昨日11月11日の水曜日、2Fガーデンで17回目となる渡辺一枝トークの会「福島の声を聞こう!」が開かれました。
今回のゲスト・スピーカーは南相馬市の市会議員の田中京子さん。津波と原発事故に襲われた町で、被災以前から産業廃棄物処理場建設反対運動など、地元の環境問題に取り組んできた方で、被災後は市議として住宅問題や放射能の除染問題など、行政と住民の間をつないで解決の道を模索し続けています。今なお被災時のお話になると声を詰まらせる田中さんでしたが、被災者の現在の姿をさまざまな角度から伝えて下さったのでした。

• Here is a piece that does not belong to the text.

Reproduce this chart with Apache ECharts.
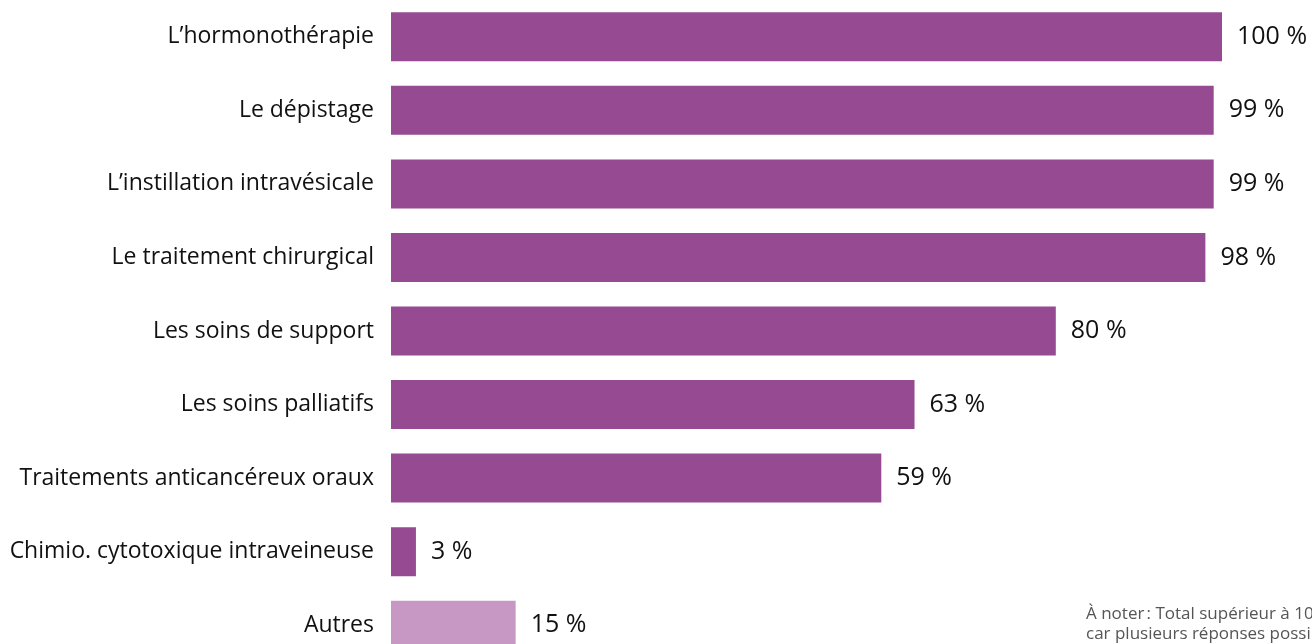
<!DOCTYPE html>
<html><head><meta charset="utf-8">
<script src="https://cdn.jsdelivr.net/npm/echarts@6/dist/echarts.min.js"></script>
<style>html,body{margin:0;padding:0;background:#fff;overflow:hidden}#c{width:1312px;height:700px}</style>
</head><body><div id="c"></div>
<script>
const categories = ["L’hormonothérapie","Le dépistage","L’instillation intravésicale","Le traitement chirurgical","Les soins de support","Les soins palliatifs","Traitements anticancéreux oraux","Chimio. cytotoxique intraveineuse","Autres"];
const values = [100, 99, 99, 98, 80, 63, 59, 3, 15];
const highlight = [false,false,false,false,false,false,false,false,true];
const noteLines = ["À noter\u202F: Total supérieur à 100 %", "car plusieurs réponses possibles"];

const chart = echarts.init(document.getElementById('c'), null, {renderer:'canvas'});
chart.setOption({
  animation:false,
  grid:{left:391, top:-1, width:831, height:663, containLabel:false},
  xAxis:{type:'value', min:0, max:100, show:false},
  yAxis:{type:'category', data:categories, inverse:true,
    axisLine:{show:false}, axisTick:{show:false},
    axisLabel:{color:'#111', fontSize:23, fontFamily:'"Open Sans", sans-serif', margin:17}},
  series:[{type:'bar', barWidth:49,
    data: values.map((v,i)=>({value:v, itemStyle:{color: highlight[i] ? '#c898c5' : '#954a92'}})),
    label:{show:true, position:'right', distance:15, color:'#111', fontSize:25,
      fontFamily:'"Open Sans", sans-serif', formatter: p => p.value + ' %'}}],
  graphic:[{type:'text', left:1086, top:604, style:{text: noteLines.join('\n'), fill:'#555', fontSize:17, lineHeight:20, fontFamily:'"Open Sans", sans-serif'}}]
});
</script></body></html>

田中さんや南相馬に通い続けている一枝さんのお話から、とりわけ印象に残ったのは、被災者の間に広がっている亀裂の問題でした。被災後4年有余経って元の地への帰還問題や住宅建設問題、補償問題などで、ばらばらになった住民の間に新たな亀裂が生じてきていて、複雑化の様相を呈してきているといいます。歳月の経過で仮設住宅の傷みも生じているのに、そこには新たに人と人の繋がりが出来ていて、仮設を出たくないという人も出てきているとのこと。従来のコミュニティが壊された上に、移り住んだ仮設で出来てきたコミュニティがまた壊されかねないというのです。そうした移転問題の複雑さを伺っていると、今更ながら原発事故がもたらした罪深さを痛感させられました。

今は安保法制の強硬採決などもあって人々の関心事が拡散しているからでしょうか、昨日の参加者は決して多くはなかったのですが、被災地の人々の中に亀裂の拡がっていることに心を痛め、多くの人が手を上げて熱心に質問したり意見を語る会となりました。

会場には福島のお婆さんたちが作った手芸品や手書きカルタなども展示され、来場者の注目を集めていました。

このトークの会、記憶が拡散しがちな現在ですが、来年ももちろん継続開催していきます。